EXERCISE GOAL :: Your task is to reproduce word for word the lines running from the line containing "Generate a Python" to the line containing "from matplotlib.patches import Rectangle", inclusive. Nothing else belongs in the answer.

TASK DATA ::
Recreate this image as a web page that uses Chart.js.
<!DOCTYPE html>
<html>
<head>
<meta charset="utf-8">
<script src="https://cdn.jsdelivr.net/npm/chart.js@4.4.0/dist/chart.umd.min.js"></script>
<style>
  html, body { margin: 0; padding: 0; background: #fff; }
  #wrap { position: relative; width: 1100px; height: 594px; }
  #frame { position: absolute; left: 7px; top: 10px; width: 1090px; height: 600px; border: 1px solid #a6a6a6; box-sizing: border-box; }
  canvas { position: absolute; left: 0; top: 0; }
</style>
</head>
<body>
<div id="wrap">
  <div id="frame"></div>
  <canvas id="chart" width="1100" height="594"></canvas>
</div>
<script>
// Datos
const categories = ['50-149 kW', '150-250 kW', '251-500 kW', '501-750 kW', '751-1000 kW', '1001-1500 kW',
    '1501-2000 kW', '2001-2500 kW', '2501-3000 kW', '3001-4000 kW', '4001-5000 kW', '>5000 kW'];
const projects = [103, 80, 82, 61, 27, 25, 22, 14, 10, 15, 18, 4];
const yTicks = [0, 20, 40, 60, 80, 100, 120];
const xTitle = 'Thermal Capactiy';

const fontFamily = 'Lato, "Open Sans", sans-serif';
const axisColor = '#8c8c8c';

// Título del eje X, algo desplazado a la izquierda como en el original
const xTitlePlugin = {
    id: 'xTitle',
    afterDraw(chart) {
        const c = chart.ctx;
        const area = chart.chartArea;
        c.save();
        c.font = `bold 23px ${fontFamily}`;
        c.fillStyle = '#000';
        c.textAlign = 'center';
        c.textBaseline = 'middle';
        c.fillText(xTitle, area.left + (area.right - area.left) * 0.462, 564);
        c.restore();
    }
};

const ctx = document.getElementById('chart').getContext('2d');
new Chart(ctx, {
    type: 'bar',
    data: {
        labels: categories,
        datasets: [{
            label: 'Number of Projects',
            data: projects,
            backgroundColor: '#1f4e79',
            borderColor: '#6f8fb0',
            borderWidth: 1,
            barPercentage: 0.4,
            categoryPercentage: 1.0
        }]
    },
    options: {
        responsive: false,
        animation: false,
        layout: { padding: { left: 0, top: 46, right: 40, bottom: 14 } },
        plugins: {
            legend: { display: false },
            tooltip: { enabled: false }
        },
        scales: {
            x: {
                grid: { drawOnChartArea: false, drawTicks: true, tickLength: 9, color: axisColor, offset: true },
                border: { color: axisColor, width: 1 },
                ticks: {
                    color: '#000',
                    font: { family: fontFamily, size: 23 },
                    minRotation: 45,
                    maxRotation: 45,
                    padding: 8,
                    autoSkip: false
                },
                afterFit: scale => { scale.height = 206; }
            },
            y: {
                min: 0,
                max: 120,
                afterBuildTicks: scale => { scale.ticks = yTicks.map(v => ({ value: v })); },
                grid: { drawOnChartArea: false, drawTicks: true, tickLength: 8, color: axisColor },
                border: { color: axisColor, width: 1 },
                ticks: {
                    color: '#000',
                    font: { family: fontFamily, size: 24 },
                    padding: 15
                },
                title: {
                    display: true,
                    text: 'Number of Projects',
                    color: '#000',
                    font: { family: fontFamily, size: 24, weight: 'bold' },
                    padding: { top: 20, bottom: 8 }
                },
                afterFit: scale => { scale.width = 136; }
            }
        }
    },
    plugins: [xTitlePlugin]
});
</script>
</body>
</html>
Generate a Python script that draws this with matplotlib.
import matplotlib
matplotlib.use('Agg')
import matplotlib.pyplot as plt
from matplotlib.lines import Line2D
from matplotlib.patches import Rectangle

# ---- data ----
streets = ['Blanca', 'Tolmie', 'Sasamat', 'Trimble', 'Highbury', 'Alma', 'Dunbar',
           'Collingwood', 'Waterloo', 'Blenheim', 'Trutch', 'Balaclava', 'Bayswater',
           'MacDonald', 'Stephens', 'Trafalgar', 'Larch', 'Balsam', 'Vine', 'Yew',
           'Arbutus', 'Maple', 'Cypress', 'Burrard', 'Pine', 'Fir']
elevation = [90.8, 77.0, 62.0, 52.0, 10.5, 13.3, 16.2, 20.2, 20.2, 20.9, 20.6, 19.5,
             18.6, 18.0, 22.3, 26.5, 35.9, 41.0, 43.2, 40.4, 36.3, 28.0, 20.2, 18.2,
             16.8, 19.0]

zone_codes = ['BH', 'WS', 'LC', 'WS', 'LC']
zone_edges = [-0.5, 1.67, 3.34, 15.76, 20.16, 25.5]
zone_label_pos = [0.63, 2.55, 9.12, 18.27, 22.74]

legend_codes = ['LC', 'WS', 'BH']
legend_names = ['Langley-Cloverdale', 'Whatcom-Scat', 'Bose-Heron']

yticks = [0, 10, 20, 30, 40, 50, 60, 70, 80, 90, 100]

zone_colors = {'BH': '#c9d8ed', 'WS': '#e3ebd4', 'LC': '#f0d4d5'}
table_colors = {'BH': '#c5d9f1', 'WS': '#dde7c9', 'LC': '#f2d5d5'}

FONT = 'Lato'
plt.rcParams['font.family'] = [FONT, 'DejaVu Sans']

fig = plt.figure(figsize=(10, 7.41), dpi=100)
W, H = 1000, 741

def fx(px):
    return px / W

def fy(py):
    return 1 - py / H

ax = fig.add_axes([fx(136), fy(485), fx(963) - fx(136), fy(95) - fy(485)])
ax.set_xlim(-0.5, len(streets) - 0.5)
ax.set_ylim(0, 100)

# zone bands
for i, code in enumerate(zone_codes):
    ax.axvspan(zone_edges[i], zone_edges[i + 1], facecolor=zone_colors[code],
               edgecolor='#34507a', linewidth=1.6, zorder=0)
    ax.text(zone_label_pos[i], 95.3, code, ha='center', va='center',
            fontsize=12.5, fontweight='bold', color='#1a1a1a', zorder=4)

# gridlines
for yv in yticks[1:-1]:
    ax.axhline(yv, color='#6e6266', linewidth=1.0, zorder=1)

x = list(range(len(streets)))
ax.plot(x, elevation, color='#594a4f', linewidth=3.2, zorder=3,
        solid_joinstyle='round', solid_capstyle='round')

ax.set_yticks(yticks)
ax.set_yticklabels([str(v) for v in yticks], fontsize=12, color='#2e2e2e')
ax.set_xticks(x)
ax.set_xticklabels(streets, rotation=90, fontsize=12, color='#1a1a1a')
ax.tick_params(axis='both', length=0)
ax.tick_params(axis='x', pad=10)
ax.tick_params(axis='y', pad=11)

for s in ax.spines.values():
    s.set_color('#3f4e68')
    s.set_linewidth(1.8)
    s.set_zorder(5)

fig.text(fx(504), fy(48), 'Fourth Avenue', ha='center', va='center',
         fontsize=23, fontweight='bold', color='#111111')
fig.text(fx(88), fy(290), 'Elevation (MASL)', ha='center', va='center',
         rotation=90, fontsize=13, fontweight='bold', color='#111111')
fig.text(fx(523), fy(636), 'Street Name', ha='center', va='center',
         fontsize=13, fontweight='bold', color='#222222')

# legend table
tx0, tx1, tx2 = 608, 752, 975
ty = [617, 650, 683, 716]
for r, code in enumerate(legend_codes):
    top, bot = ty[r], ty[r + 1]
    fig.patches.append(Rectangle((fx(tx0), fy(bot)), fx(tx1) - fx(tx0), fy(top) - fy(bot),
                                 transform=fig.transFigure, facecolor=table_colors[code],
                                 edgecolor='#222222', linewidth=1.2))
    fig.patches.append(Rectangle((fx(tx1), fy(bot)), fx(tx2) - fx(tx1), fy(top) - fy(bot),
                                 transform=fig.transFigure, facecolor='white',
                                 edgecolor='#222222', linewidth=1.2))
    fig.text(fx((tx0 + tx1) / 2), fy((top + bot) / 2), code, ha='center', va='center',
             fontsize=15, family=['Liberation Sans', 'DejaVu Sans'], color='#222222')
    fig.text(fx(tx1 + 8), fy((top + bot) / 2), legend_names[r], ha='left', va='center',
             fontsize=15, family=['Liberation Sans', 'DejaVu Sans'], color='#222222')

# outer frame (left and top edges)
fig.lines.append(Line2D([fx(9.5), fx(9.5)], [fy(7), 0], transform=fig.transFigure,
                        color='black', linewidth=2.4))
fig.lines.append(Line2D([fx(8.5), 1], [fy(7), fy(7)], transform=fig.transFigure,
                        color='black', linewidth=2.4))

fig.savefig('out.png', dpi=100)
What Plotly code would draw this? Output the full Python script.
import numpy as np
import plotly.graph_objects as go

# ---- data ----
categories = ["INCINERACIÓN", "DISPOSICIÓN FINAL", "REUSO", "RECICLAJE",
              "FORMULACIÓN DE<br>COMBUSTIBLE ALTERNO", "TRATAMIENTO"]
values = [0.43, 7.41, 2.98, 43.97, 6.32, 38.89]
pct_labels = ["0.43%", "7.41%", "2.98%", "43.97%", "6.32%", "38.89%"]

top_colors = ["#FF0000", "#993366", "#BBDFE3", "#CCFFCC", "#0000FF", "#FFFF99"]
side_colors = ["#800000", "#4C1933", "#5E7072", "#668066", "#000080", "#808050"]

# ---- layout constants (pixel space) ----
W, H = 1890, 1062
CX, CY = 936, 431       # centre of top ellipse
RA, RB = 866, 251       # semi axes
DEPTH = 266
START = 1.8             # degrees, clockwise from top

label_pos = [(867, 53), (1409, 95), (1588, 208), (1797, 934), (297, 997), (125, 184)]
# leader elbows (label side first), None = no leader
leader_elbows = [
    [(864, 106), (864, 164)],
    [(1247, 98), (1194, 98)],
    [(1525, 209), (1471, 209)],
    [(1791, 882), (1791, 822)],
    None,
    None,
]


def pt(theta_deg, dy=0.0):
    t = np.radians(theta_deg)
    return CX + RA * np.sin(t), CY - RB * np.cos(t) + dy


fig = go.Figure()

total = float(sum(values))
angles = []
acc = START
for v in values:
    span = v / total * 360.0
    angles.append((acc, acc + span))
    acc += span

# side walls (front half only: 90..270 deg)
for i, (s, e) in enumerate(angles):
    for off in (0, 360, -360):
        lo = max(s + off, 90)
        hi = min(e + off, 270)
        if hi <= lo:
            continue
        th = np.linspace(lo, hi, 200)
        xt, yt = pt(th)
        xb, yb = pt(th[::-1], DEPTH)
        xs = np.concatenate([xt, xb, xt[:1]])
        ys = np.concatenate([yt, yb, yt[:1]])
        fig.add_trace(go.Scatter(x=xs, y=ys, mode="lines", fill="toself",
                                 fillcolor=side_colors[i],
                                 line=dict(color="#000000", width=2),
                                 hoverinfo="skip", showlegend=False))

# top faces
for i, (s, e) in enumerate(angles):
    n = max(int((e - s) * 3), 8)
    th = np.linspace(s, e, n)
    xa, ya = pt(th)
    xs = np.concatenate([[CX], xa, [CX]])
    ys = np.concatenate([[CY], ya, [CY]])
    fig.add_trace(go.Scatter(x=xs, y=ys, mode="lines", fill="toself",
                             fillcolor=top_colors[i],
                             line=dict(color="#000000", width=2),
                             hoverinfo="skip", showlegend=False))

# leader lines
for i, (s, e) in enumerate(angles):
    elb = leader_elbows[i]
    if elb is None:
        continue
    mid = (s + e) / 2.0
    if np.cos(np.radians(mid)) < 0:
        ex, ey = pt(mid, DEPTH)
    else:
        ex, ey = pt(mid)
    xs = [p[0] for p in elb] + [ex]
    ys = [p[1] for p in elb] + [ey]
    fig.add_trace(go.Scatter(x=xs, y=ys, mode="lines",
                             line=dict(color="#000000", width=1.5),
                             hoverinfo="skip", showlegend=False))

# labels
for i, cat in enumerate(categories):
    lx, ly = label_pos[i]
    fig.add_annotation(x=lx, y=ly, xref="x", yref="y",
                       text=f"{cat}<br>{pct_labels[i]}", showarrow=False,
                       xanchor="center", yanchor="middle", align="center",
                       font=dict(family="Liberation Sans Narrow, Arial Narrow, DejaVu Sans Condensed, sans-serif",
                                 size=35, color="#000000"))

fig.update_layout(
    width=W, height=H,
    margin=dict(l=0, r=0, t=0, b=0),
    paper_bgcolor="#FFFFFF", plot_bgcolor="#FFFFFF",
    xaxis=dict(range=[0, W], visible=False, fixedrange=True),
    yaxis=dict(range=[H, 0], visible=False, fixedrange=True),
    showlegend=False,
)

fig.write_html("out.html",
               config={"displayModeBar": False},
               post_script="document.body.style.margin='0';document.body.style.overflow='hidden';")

WRITTEN REPLY ::
Generate a Python script that draws this with matplotlib.
import matplotlib
matplotlib.use('Agg')
import matplotlib.pyplot as plt
from matplotlib.lines import Line2D
from matplotlib.patches import Rectangle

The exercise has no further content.